• [Stated goal]: Return the lines that follow, exactly as they appear, from the first through the one containing "// Data"; no pictures are to be included.

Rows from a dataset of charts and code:

■ ■ ■

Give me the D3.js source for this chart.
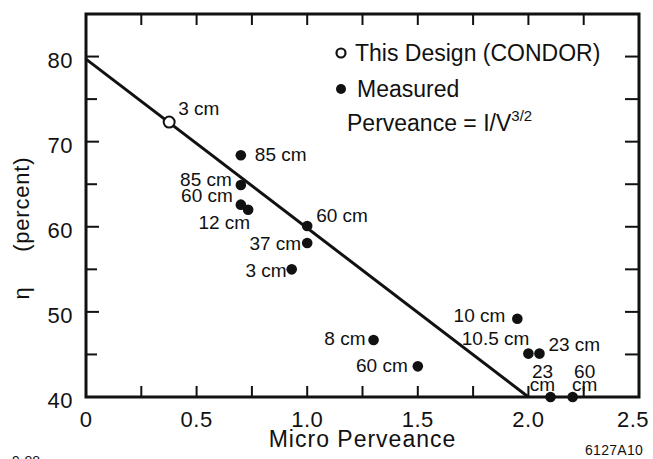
<!DOCTYPE html>
<meta charset="utf-8">
<style>
    body { margin: 0; background: #ffffff; }
    svg { display: block; }
    text { font-family: "Liberation Sans", Arial, Helvetica, sans-serif; fill: #111111; }
</style>

<script src="https://d3js.org/d3.v7.min.js"></script>

<svg id="chart" width="653" height="459"></svg>

<script>

// Data

var xTickValues = [0, 0.5, 1.0, 1.5, 2.0, 2.5];
var xTickLabels = ['0', '0.5', '1.0', '1.5', '2.0', '2.5'];
var yTickValues = [40, 50, 60, 70, 80];

// This design (open circle)
var designX = [0.376];
var designY = [72.3];
var designLabels = ['3 cm'];

// Measured tubes (filled circles)
var measuredX = [0.70, 0.70, 0.70, 0.733, 1.0, 1.0, 0.93, 1.30, 1.50, 1.95, 2.0, 2.05, 2.10, 2.20];
var measuredY = [68.4, 64.9, 62.6, 62.0, 60.1, 58.1, 55.0, 46.7, 43.6, 49.2, 45.1, 45.1, 40.0, 40.0];
var measuredLabels = ['85 cm', '85 cm', '60 cm', '12 cm', '60 cm', '37 cm', '3 cm', '8 cm',
                      '60 cm', '10 cm', '10.5 cm', '23 cm', '23\ncm', '60\ncm'];

// Straight line through the design point
var fitX = [0, 2.0];
var fitY = [79.7, 40];


// Setup

var svg = d3.select('svg#chart');

var plotLeft = 86, plotRight = 639, plotTop = 14, plotBottom = 397;
var tickLen = 13;

var x = d3.scaleLinear().domain([0, 2.5]).range([plotLeft, plotRight]);
var y = d3.scaleLinear().domain([40, 85]).range([plotBottom, plotTop]);

// label placement for each measured point: [dx, dy, anchor]
var measuredPlace = [
    [14, 6, 'start'], [-9, 1, 'end'], [-8, -3, 'end'], [2, 19, 'end'],
    [9, -4, 'start'], [-6, 7, 'end'], [-5, 8, 'end'], [-8, 5, 'end'],
    [-10, 6, 'end'], [-12, 3, 'end'], [1, -9, 'end'], [9, -3, 'start'],
    [-8, -19, 'middle'], [12, -19, 'middle']
];


// Ticks (inward on all four sides)

var minorX = d3.range(0, 2.5001, 0.25);
var minorY = d3.range(40, 85, 5);

svg.append('g').selectAll('line')
    .data(minorX).enter().append('line')
    .attr('x1', function (d) { return x(d); }).attr('x2', function (d) { return x(d); })
    .attr('y1', plotBottom).attr('y2', plotBottom - tickLen + 2)
    .attr('stroke', '#111').attr('stroke-width', 2);

svg.append('g').selectAll('line')
    .data(minorX).enter().append('line')
    .attr('x1', function (d) { return x(d); }).attr('x2', function (d) { return x(d); })
    .attr('y1', plotTop).attr('y2', plotTop + tickLen - 2)
    .attr('stroke', '#111').attr('stroke-width', 2);

svg.append('g').selectAll('line')
    .data(minorY).enter().append('line')
    .attr('y1', function (d) { return y(d); }).attr('y2', function (d) { return y(d); })
    .attr('x1', plotLeft).attr('x2', function (d) { return plotLeft + (d % 10 === 0 ? tickLen : tickLen - 2); })
    .attr('stroke', '#111').attr('stroke-width', 2);

svg.append('g').selectAll('line')
    .data(minorY).enter().append('line')
    .attr('y1', function (d) { return y(d); }).attr('y2', function (d) { return y(d); })
    .attr('x1', plotRight).attr('x2', plotRight - tickLen - 1)
    .attr('stroke', '#111').attr('stroke-width', 2);

// Frame
svg.append('rect')
    .attr('x', plotLeft).attr('y', plotTop)
    .attr('width', plotRight - plotLeft).attr('height', plotBottom - plotTop)
    .attr('fill', 'none').attr('stroke', '#111').attr('stroke-width', 3);


// Tick labels

svg.append('g').selectAll('text')
    .data(xTickValues).enter().append('text')
    .attr('x', function (d) { return x(d); })
    .attr('dx', function (d, i) { return i === xTickValues.length - 1 ? -6 : 0; })
    .attr('y', 427)
    .attr('text-anchor', 'middle')
    .style('font-size', '22px')
    .style('letter-spacing', '0.5px')
    .text(function (d, i) { return xTickLabels[i]; });

svg.append('g').selectAll('text')
    .data(yTickValues).enter().append('text')
    .attr('x', 73)
    .attr('y', function (d) { return y(d) + 11; })
    .attr('text-anchor', 'end')
    .style('font-size', '22px')
    .style('letter-spacing', '0.5px')
    .text(function (d) { return d; });


// Axis titles

svg.append('text')
    .attr('x', (plotLeft + plotRight) / 2)
    .attr('y', 447)
    .attr('text-anchor', 'middle')
    .style('font-size', '23px')
    .style('letter-spacing', '1px')
    .text('Micro Perveance');

svg.append('text')
    .attr('transform', 'translate(29,228) rotate(-90)')
    .attr('text-anchor', 'middle')
    .style('font-size', '22px')
    .style('letter-spacing', '0.8px')
    .style('white-space', 'pre')
    .text('\u03b7     (percent)');


// Fitted line

var line = d3.line()
    .x(function (d) { return x(d[0]); })
    .y(function (d) { return y(d[1]); });

svg.append('path')
    .attr('d', line(d3.zip(fitX, fitY)))
    .attr('fill', 'none')
    .attr('stroke', '#111')
    .attr('stroke-width', 3);


// Points

var measured = d3.range(measuredX.length).map(function (i) {
    return { x: measuredX[i], y: measuredY[i], label: measuredLabels[i], place: measuredPlace[i] };
});

svg.append('g').selectAll('circle')
    .data(measured).enter().append('circle')
    .attr('cx', function (d) { return x(d.x); })
    .attr('cy', function (d) { return y(d.y); })
    .attr('r', 5.3)
    .attr('fill', '#111');

var labels = svg.append('g').selectAll('text')
    .data(measured).enter().append('text')
    .attr('x', function (d) { return x(d.x) + d.place[0]; })
    .attr('y', function (d) { return y(d.y) + d.place[1]; })
    .attr('text-anchor', function (d) { return d.place[2]; })
    .style('font-size', '19px');

labels.each(function (d) {
    var parts = d.label.split('\n');
    var t = d3.select(this);
    parts.forEach(function (p, k) {
        t.append('tspan')
            .attr('x', x(d.x) + d.place[0])
            .attr('dy', k === 0 ? 0 : 12.5)
            .text(p);
    });
});

svg.append('g').selectAll('circle')
    .data(designX).enter().append('circle')
    .attr('cx', function (d) { return x(d); })
    .attr('cy', function (d, i) { return y(designY[i]); })
    .attr('r', 5.5)
    .attr('fill', '#fff')
    .attr('stroke', '#111')
    .attr('stroke-width', 2);

svg.append('g').selectAll('text')
    .data(designX).enter().append('text')
    .attr('x', function (d) { return x(d) + 9; })
    .attr('y', function (d, i) { return y(designY[i]) - 7; })
    .style('font-size', '19px')
    .text(function (d, i) { return designLabels[i]; });


// Legend

var legend = svg.append('g');

legend.append('circle')
    .attr('cx', 341).attr('cy', 53).attr('r', 4.5)
    .attr('fill', '#fff').attr('stroke', '#111').attr('stroke-width', 2.2);
legend.append('text')
    .attr('x', 355).attr('y', 61)
    .style('font-size', '23px')
    .text('This Design (CONDOR)');

legend.append('circle')
    .attr('cx', 341).attr('cy', 89).attr('r', 5)
    .attr('fill', '#111');
legend.append('text')
    .attr('x', 357).attr('y', 97)
    .style('font-size', '23px')
    .text('Measured');

var perv = legend.append('text')
    .attr('x', 347).attr('y', 131)
    .style('font-size', '23px');
perv.append('tspan').text('Perveance = I/V');
perv.append('tspan')
    .attr('dy', -10)
    .style('font-size', '15px')
    .text('3/2');


// Figure codes

svg.append('text')
    .attr('x', 12).attr('y', 466)
    .style('font-size', '14px')
    .text('9-88');

svg.append('text')
    .attr('x', 585).attr('y', 455)
    .style('font-size', '14px')
    .style('letter-spacing', '0.3px')
    .text('6127A10');

</script>
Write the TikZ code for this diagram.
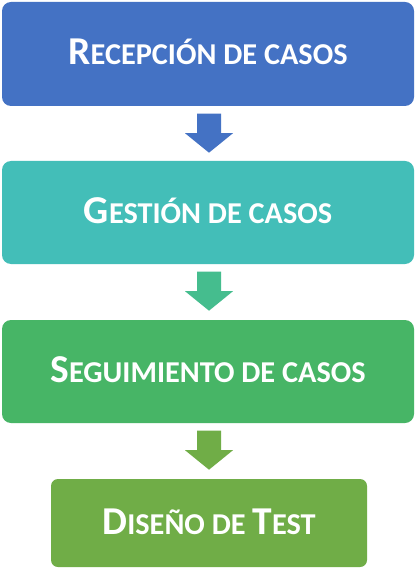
\documentclass[tikz,border=0pt]{standalone}
\usepackage{fontspec}
\setmainfont{Carlito}
\usetikzlibrary{calc}
\definecolor{cblue}{HTML}{4472C4}
\definecolor{cteal}{HTML}{43BEB8}
\definecolor{cgreen}{HTML}{47B566}
\definecolor{clime}{HTML}{70AD47}
\definecolor{carrowb}{HTML}{45BD8E}
\newcommand{\fsc}[2]{{\fontsize{39.5}{44}\selectfont #1}{\fontsize{30.3}{34}\selectfont #2}}
\tikzset{
  stagebox/.style={rounded corners=9pt, minimum width=412pt, minimum height=103pt, text=white, font=\bfseries, inner sep=0pt},
  downarrow/.style={draw=none}
}
\newcommand{\darrow}[2]{\fill[#2] ($(#1.south)+(-11,7.5)$) -- ++(24,0) -- ++(0,19.5) -- ++(12,0) -- ++(-24,19.5) -- ++(-24,-19.5) -- ++(12,0) -- cycle;}
\begin{document}
\begin{tikzpicture}[x=1pt,y=-1pt]
\path[use as bounding box, fill=white] (0,0) rectangle (417,569);
\node[stagebox, fill=cblue, minimum height=104pt] (a) at (208,54) {};
\node[text=white, font=\bfseries, inner sep=0pt] (at) at (208,52) {\fsc{R}{ECEPCIÓN DE CASOS}};
\node[stagebox, fill=cteal] (b) at (208,212.5) {};
\node[text=white, font=\bfseries, inner sep=0pt] (bt) at (208,211) {\fsc{G}{ESTIÓN DE CASOS}};
\node[stagebox, fill=cgreen] (c) at (208,371.5) {};
\node[text=white, font=\bfseries, inner sep=0pt] (ct) at (208,370) {\fsc{S}{EGUIMIENTO DE CASOS}};
\node[stagebox, fill=clime, minimum width=316pt, minimum height=88pt, rounded corners=7pt] (d) at (209,523) {};
\node[text=white, font=\bfseries, inner sep=0pt] (dt) at (209,521.5) {\fsc{D}{ISEÑO DE }\fsc{T}{EST}};
\darrow{a}{cblue}
\darrow{b}{carrowb}
\darrow{c}{clime}
\end{tikzpicture}
\end{document}
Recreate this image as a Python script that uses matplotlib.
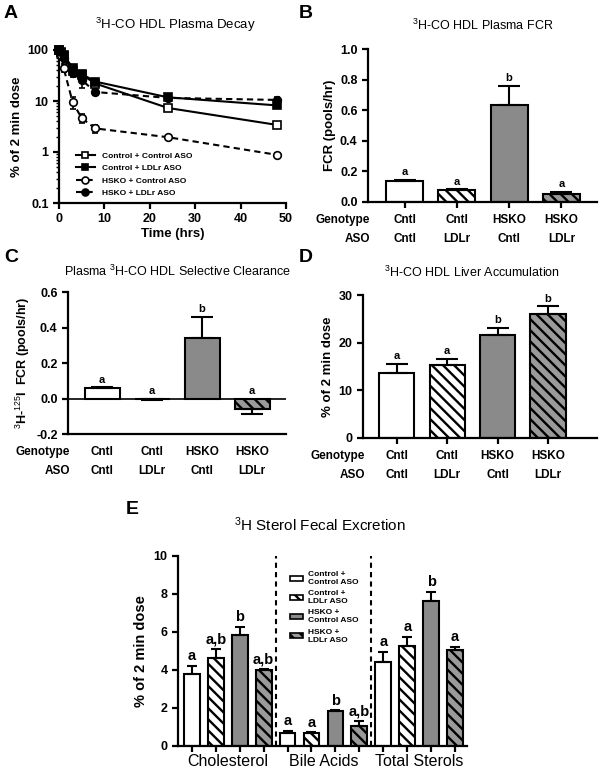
import matplotlib
matplotlib.use('Agg')
import matplotlib.pyplot as plt
import matplotlib.transforms as mtransforms
from matplotlib.lines import Line2D
from matplotlib.patches import Patch
from matplotlib.ticker import FixedLocator, FixedFormatter, NullFormatter

# ------------------------------------------------------------------------------
# Data
# ------------------------------------------------------------------------------
groups = ['Control + Control ASO', 'Control + LDLr ASO',
          'HSKO + Control ASO', 'HSKO + LDLr ASO']
groups_2line = ['Control +\nControl ASO', 'Control +\nLDLr ASO',
                'HSKO +\nControl ASO', 'HSKO +\nLDLr ASO']
genotype = ['Cntl', 'Cntl', 'HSKO', 'HSKO']
aso = ['Cntl', 'LDLr', 'Cntl', 'LDLr']

# A - plasma decay (% of 2 min dose)
time_hr = [0.033, 0.5, 1, 3, 5, 8, 24, 48]
decay_ctl_ctl = [100, 88, 75, 38, 33, 22, 7.3, 3.4]
decay_ctl_ctl_err = [3, 3, 3, 4, 3, 2, 0.6, 0.3]
decay_ctl_ldlr = [100, 92, 80, 45, 34, 24, 11.8, 8.2]
decay_ctl_ldlr_err = [3, 3, 3, 5, 4, 2, 1.0, 1.0]
decay_hsko_ctl = [100, 80, 45, 9.5, 4.6, 2.9, 1.95, 0.88]
decay_hsko_ctl_err = [3, 5, 8, 2.5, 0.9, 0.5, 0.15, 0.06]
decay_hsko_ldlr = [100, 90, 70, 35, 26, 15, 11.5, 10.5]
decay_hsko_ldlr_err = [3, 4, 6, 6, 8, 2, 1.0, 1.5]

# B - plasma FCR
fcr = [0.135, 0.08, 0.635, 0.05]
fcr_err = [0.008, 0.003, 0.125, 0.015]
fcr_let = ['a', 'a', 'b', 'a']

# C - selective clearance
sel = [0.057, -0.004, 0.34, -0.06]
sel_err = [0.006, 0.002, 0.12, 0.025]
sel_let = ['a', 'a', 'b', 'a']

# D - liver accumulation
liver = [13.7, 15.4, 21.7, 26.0]
liver_err = [1.9, 1.2, 1.4, 1.6]
liver_let = ['a', 'a', 'b', 'b']

# E - fecal excretion
fecal_cats = ['Cholesterol', 'Bile Acids', 'Total Sterols']
chol = [3.8, 4.63, 5.84, 4.0]
chol_err = [0.42, 0.47, 0.42, 0.05]
chol_let = ['a', 'a,b', 'b', 'a,b']
bile = [0.68, 0.68, 1.84, 1.05]
bile_err = [0.12, 0.04, 0.03, 0.25]
bile_let = ['a', 'a', 'b', 'a,b']
total = [4.42, 5.26, 7.63, 5.05]
total_err = [0.53, 0.48, 0.47, 0.15]
total_let = ['a', 'a', 'b', 'a']

# ------------------------------------------------------------------------------
# Style
# ------------------------------------------------------------------------------
plt.rcParams['font.family'] = ['Liberation Sans', 'DejaVu Sans']
plt.rcParams['mathtext.fontset'] = 'custom'
plt.rcParams['mathtext.rm'] = 'Liberation Sans'
plt.rcParams['mathtext.it'] = 'Liberation Sans:italic'
plt.rcParams['mathtext.bf'] = 'Liberation Sans:bold'
plt.rcParams['axes.linewidth'] = 1.6
plt.rcParams['xtick.major.width'] = 1.6
plt.rcParams['ytick.major.width'] = 1.6
plt.rcParams['xtick.major.size'] = 4
plt.rcParams['ytick.major.size'] = 4
plt.rcParams['hatch.linewidth'] = 1.7

faces = ['white', 'white', '#8a8a8a', '#9a9a9a']
hatches = [None, '\\\\\\', None, '\\\\\\']

W, H = 602, 775
fig = plt.figure(figsize=(W / 100, H / 100), dpi=100)


def box(x0, y0, x1, y1):
    return [x0 / W, 1 - y1 / H, (x1 - x0) / W, (y1 - y0) / H]


def ftext(x, y, s, **kw):
    fig.text(x / W, 1 - y / H, s, **kw)


def style_ax(ax):
    ax.spines['top'].set_visible(False)
    ax.spines['right'].set_visible(False)
    for lab in ax.get_xticklabels() + ax.get_yticklabels():
        lab.set_fontweight('bold')


def draw_bars(ax, x, vals, errs, letters, width, capsize, let_size):
    for i in range(len(vals)):
        ax.bar(x[i], vals[i], width=width, color=faces[i % 4],
               edgecolor='black', linewidth=1.5, hatch=hatches[i % 4],
               zorder=2)
        lo = errs[i] if vals[i] < 0 else 0
        hi = errs[i] if vals[i] >= 0 else 0
        ax.errorbar(x[i], vals[i], yerr=[[lo], [hi]], fmt='none',
                    ecolor='black', elinewidth=1.5, capsize=capsize,
                    capthick=1.5, zorder=3)
        top = max(vals[i] + hi, 0)
        ax.annotate(letters[i], (x[i], top), xytext=(0, 2),
                    textcoords='offset points', ha='center', va='bottom',
                    fontsize=let_size, fontweight='bold')


def row_labels(ax, x):
    t1 = mtransforms.offset_copy(ax.get_xaxis_transform(), fig=fig,
                                 y=-18, units='dots')
    t2 = mtransforms.offset_copy(ax.get_xaxis_transform(), fig=fig,
                                 y=-37, units='dots')
    tl1 = mtransforms.offset_copy(ax.transAxes, fig=fig, x=2, y=-18,
                                  units='dots')
    tl2 = mtransforms.offset_copy(ax.transAxes, fig=fig, x=2, y=-37,
                                  units='dots')
    ax.text(0, 0, 'Genotype', transform=tl1, ha='right', va='center',
            fontsize=8.5, fontweight='bold')
    ax.text(0, 0, 'ASO', transform=tl2, ha='right', va='center',
            fontsize=8.5, fontweight='bold')
    for i in range(len(x)):
        ax.text(x[i], 0, genotype[i], transform=t1, ha='center',
                va='center', fontsize=8.5, fontweight='bold')
        ax.text(x[i], 0, aso[i], transform=t2, ha='center',
                va='center', fontsize=8.5, fontweight='bold')


xb = [0, 1, 2, 3]

# ------------------------------------------------------------------------------
# Panel A
# ------------------------------------------------------------------------------
axA = fig.add_axes(box(59, 50, 286, 203))
series = [(decay_ctl_ctl, decay_ctl_ctl_err, 's', '-', 'white'),
          (decay_ctl_ldlr, decay_ctl_ldlr_err, 's', '-', 'black'),
          (decay_hsko_ctl, decay_hsko_ctl_err, 'o', '--', 'white'),
          (decay_hsko_ldlr, decay_hsko_ldlr_err, 'o', '--', 'black')]
handles = []
for vals, errs, mk, ls, mfc in series:
    ax_line = axA.errorbar(time_hr, vals, yerr=errs, color='black',
                           marker=mk, linestyle=ls, mfc=mfc, mec='black',
                           ms=5.5, mew=1.2, lw=1.5, elinewidth=1.2,
                           capsize=2, clip_on=False, zorder=3)
    if ls == '--':
        ax_line[0].set_dashes([3, 2])
    h = Line2D([], [], color='black', marker=mk, linestyle=ls, mfc=mfc,
               mec='black', ms=5, mew=1.2, lw=1.5)
    if ls == '--':
        h.set_dashes([3, 2])
    handles.append(h)

axA.set_yscale('log')
axA.set_ylim(0.1, 100)
axA.set_xlim(0, 50)
axA.yaxis.set_major_locator(FixedLocator([0.1, 1, 10, 100]))
axA.yaxis.set_major_formatter(FixedFormatter(['0.1', '1', '10', '100']))
axA.yaxis.set_minor_formatter(NullFormatter())
axA.tick_params(axis='y', which='minor', length=2, width=1)
axA.set_xticks([0, 10, 20, 30, 40, 50])
axA.tick_params(labelsize=9)
axA.set_xlabel('Time (hrs)', fontsize=9.5, fontweight='bold', labelpad=2)
axA.set_ylabel('% of 2 min dose', fontsize=9.5, fontweight='bold',
               labelpad=3)
style_ax(axA)
axA.legend(handles, groups, loc='lower left', bbox_to_anchor=(0.05, 0.0),
           frameon=False, prop={'size': 6, 'weight': 'bold'},
           handlelength=2.2, handletextpad=0.9, labelspacing=0.55,
           borderpad=0.2)
ftext(175, 25, '$^{3}$H-CO HDL Plasma Decay', ha='center', va='center',
      fontsize=9.5)

# ------------------------------------------------------------------------------
# Panel B
# ------------------------------------------------------------------------------
axB = fig.add_axes(box(368, 49, 597, 202))
draw_bars(axB, xb, fcr, fcr_err, fcr_let, 0.71, 8, 8)
axB.set_xlim(-0.7, 3.68)
axB.set_ylim(0, 1.0)
axB.set_yticks([0, 0.2, 0.4, 0.6, 0.8, 1.0])
axB.set_yticklabels(['0.0', '0.2', '0.4', '0.6', '0.8', '1.0'])
axB.set_xticks(xb)
axB.set_xticklabels([])
axB.tick_params(labelsize=9)
axB.set_ylabel('FCR (pools/hr)', fontsize=9.5, fontweight='bold',
               labelpad=3)
style_ax(axB)
row_labels(axB, xb)
ftext(483, 25, '$^{3}$H-CO HDL Plasma FCR', ha='center', va='center',
      fontsize=9)

# ------------------------------------------------------------------------------
# Panel C
# ------------------------------------------------------------------------------
axC = fig.add_axes(box(68, 292, 286, 434))
draw_bars(axC, xb, sel, sel_err, sel_let, 0.7, 8, 8)
axC.axhline(0, color='black', lw=1.2, zorder=1)
axC.set_xlim(-0.68, 3.68)
axC.set_ylim(-0.2, 0.6)
axC.set_yticks([-0.2, 0.0, 0.2, 0.4, 0.6])
axC.set_yticklabels(['-0.2', '0.0', '0.2', '0.4', '0.6'])
axC.set_xticks([])
axC.tick_params(labelsize=9)
axC.set_ylabel('$^{3}$H-$^{125}$I  FCR (pools/hr)', fontsize=9,
               fontweight='bold', labelpad=3)
style_ax(axC)
row_labels(axC, xb)
ftext(177, 271, 'Plasma $^{3}$H-CO HDL Selective Clearance', ha='center',
      va='center', fontsize=9)

# ------------------------------------------------------------------------------
# Panel D
# ------------------------------------------------------------------------------
axD = fig.add_axes(box(363, 295, 597, 438))
draw_bars(axD, xb, liver, liver_err, liver_let, 0.7, 8, 8)
axD.set_xlim(-0.67, 3.97)
axD.set_ylim(0, 30)
axD.set_yticks([0, 10, 20, 30])
axD.set_xticks(xb)
axD.set_xticklabels([])
axD.tick_params(labelsize=9)
axD.set_ylabel('% of 2 min dose', fontsize=9.5, fontweight='bold',
               labelpad=3)
style_ax(axD)
row_labels(axD, xb)
ftext(472, 272, '$^{3}$H-CO HDL Liver Accumulation', ha='center',
      va='center', fontsize=9)

# ------------------------------------------------------------------------------
# Panel E
# ------------------------------------------------------------------------------
axE = fig.add_axes(box(178, 556, 467, 746))
xe = list(range(12))
draw_bars(axE, xe, chol + bile + total, chol_err + bile_err + total_err,
          chol_let + bile_let + total_let, 0.66, 3.5, 10.5)
for xv in [3.5, 7.5]:
    axE.axvline(xv, color='black', lw=1.5, linestyle=(0, (2.5, 2)),
                zorder=1)
axE.set_xlim(-0.58, 11.5)
axE.set_ylim(0, 10)
axE.set_yticks([0, 2, 4, 6, 8, 10])
axE.set_xticks(xe)
axE.set_xticklabels([])
axE.tick_params(labelsize=9)
axE.set_ylabel('% of 2 min dose', fontsize=10.5, fontweight='bold',
               labelpad=4)
style_ax(axE)
tcat = mtransforms.offset_copy(axE.get_xaxis_transform(), fig=fig, y=-8,
                               units='dots')
for i, cat in enumerate(fecal_cats):
    axE.text(4 * i + 1.5, 0, cat, transform=tcat, ha='center', va='top',
             fontsize=11.5)
leg_handles = [Patch(facecolor=faces[i], edgecolor='black', linewidth=1.2,
                     hatch=hatches[i]) for i in range(4)]
axE.legend(leg_handles, groups_2line, loc='upper left',
           bbox_to_anchor=(0.36, 0.96), frameon=False,
           prop={'size': 6, 'weight': 'bold'}, handlelength=1.6,
           handleheight=0.6, handletextpad=0.6, labelspacing=0.5)
ftext(320, 525, '$^{3}$H Sterol Fecal Excretion', ha='center', va='center',
      fontsize=11)

# ------------------------------------------------------------------------------
# Panel letters
# ------------------------------------------------------------------------------
for lab, x, y in [('A', 11, 14), ('B', 306, 14), ('C', 11, 258),
                  ('D', 306, 258), ('E', 132, 509)]:
    ftext(x, y, lab, ha='center', va='center', fontsize=14,
          fontweight='bold')

plt.savefig('out.png', dpi=100)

■ ■ ■

• [Worked answer]:
Give me the D3.js source for this chart.
<!DOCTYPE html>
<meta charset="utf-8">
<style>
    body { margin: 0; background: #ffffff; }
    svg { display: block; }
    text { font-family: "Liberation Sans", Arial, Helvetica, sans-serif; fill: #111111; }
</style>

<script src="https://d3js.org/d3.v7.min.js"></script>

<svg id="chart" width="653" height="459"></svg>

<script>

// Data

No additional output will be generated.